I'm not sure what level of minors you're managing. But, one thing that may help feed the imagination and ease the pain:
I was reading a Bill James article not long ago. He was explaining why so many people start at SS in the minors and then get moved. It has to do with the Defensive Spectrum. If you start your guys at SS in the minors, or another difficult position, then they can move down the entire spectrum. In other words, more options later on for the player, versus starting him at 1B, for example, the easiest position on the spectrum.
IRL, you'd probably have a bunch more middle infielders... well, a lot of SS. I read another article a few years back showing there were very few 2B drafted high at that time. Shortstops got moved to 2B in the minors.
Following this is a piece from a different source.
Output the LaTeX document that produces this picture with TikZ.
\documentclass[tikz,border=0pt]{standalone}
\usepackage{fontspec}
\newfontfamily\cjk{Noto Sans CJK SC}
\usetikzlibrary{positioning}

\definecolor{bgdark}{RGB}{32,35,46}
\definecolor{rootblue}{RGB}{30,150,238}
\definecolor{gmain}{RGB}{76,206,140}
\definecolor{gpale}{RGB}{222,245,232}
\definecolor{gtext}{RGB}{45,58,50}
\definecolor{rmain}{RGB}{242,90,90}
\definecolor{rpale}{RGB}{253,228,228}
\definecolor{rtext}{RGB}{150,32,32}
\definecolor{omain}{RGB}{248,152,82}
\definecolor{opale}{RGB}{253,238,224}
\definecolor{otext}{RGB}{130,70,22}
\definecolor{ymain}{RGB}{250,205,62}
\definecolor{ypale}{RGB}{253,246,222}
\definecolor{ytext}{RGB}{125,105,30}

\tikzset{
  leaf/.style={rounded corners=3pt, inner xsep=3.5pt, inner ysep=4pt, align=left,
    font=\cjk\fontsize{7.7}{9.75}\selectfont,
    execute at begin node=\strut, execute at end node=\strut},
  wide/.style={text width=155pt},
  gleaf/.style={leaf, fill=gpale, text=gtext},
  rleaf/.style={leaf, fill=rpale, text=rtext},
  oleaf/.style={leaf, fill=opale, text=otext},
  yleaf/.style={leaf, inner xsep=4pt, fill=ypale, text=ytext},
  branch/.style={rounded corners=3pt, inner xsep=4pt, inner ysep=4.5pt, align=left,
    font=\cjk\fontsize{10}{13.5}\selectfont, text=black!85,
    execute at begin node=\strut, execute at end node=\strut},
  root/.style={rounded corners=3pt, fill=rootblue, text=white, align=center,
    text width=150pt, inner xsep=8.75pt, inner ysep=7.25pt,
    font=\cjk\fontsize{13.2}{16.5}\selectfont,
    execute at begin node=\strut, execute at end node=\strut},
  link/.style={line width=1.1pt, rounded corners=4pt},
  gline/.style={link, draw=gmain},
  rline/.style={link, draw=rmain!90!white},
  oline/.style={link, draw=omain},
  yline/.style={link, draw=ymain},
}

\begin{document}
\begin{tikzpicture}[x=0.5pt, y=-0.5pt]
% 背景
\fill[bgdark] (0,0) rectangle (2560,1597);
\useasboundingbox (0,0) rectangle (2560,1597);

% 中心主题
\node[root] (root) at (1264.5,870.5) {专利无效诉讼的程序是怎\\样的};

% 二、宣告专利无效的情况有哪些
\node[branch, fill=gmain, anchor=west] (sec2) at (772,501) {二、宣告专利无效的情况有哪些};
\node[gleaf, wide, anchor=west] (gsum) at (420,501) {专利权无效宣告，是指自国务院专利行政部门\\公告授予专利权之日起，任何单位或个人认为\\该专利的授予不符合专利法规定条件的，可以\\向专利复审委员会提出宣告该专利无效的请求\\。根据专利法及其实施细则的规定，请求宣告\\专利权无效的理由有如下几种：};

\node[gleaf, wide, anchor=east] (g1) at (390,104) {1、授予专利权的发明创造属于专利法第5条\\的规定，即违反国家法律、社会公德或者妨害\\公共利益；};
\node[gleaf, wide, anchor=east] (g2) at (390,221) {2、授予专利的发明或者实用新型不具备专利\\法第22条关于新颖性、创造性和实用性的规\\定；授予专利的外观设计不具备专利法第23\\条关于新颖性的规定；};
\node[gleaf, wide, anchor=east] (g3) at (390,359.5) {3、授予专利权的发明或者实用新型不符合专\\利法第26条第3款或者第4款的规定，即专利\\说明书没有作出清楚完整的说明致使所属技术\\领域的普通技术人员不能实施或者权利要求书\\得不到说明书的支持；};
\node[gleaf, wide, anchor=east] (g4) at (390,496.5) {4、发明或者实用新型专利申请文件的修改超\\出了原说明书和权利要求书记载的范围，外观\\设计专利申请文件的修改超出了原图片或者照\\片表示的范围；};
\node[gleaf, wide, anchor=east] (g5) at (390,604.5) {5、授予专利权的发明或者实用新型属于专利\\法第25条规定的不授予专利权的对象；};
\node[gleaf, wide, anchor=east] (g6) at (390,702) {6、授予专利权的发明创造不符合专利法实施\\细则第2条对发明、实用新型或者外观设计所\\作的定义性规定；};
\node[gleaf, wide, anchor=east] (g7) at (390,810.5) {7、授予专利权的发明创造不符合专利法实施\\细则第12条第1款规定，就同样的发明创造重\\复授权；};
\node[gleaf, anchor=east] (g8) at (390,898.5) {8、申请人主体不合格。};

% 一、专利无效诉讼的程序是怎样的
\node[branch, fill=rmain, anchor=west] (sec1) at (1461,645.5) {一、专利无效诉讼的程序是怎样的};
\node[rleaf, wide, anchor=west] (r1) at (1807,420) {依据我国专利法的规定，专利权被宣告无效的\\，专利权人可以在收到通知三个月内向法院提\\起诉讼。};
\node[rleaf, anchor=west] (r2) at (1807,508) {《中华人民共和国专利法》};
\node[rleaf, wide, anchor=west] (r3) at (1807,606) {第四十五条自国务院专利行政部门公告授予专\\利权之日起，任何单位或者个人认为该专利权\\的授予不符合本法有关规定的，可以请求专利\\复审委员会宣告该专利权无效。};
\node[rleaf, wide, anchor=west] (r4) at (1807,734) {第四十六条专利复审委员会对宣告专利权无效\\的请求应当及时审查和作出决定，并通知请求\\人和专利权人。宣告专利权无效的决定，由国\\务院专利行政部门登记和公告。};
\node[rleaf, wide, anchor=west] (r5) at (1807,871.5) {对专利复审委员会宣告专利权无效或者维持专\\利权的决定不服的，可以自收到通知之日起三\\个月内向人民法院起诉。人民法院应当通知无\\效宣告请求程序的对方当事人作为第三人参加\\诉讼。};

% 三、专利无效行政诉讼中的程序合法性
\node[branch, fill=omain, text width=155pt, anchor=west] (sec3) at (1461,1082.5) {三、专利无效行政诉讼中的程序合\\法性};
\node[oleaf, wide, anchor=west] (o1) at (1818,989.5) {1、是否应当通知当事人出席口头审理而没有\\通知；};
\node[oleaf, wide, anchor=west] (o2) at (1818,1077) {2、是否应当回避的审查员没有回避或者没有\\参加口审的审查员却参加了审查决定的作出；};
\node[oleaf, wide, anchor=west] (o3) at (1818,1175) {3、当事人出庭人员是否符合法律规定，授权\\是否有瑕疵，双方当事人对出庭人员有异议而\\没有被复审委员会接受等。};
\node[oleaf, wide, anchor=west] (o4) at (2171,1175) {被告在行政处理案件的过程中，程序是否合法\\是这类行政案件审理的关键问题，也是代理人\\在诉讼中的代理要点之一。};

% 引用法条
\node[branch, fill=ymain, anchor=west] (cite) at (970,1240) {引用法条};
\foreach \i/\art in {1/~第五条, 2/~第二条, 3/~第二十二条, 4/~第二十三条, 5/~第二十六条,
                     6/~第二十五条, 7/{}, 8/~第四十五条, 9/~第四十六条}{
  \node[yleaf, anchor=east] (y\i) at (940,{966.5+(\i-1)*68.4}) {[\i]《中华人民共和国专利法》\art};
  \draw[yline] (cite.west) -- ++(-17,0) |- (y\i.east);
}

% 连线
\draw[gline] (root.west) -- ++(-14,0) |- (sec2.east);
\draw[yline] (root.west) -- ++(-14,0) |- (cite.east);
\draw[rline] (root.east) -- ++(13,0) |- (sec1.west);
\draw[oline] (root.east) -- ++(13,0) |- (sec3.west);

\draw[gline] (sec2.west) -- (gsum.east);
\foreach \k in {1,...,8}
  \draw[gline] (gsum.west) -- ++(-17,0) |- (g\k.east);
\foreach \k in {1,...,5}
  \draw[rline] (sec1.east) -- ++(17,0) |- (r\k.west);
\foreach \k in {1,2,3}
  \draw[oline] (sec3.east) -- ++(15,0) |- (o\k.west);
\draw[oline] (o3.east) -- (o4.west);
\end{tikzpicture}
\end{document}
But, on the defensive spectrum, catcher is the most difficult position to play.
The defensive spectrum looks like this:
Quote:
Designated hitter
First baseman
Left fielder
Right fielder
Third baseman
Center fielder
Second baseman
Shortstop
Catcher
|
So, maybe the AI is giving you a lot of catchers in order to allow you to spread them down the defensive spectrum. That actually happens in real life, but more from the SS position, I think. The idea being that the best players at high school and college often are SSs.
Anyway, food for thought. It would be very interesting to see the defensive tools on these 10 catchers and whether any could move to the middle infield positions. I don't think THAT is a frequent occurence IRL, going from catcher to SS, but maybe the AI sees infield potential in some of these catchers?
It would be great to see the AI use Bill James' theory at the lower minors, with a lot of SS's popping up, being filtered to other positions as they rise in the minors.
I seriously doubt that's the design behind all the catchers popping up, but... maybe thinking of it as the Bill James spectrum distribution plan will ease your pain, until a fix comes along.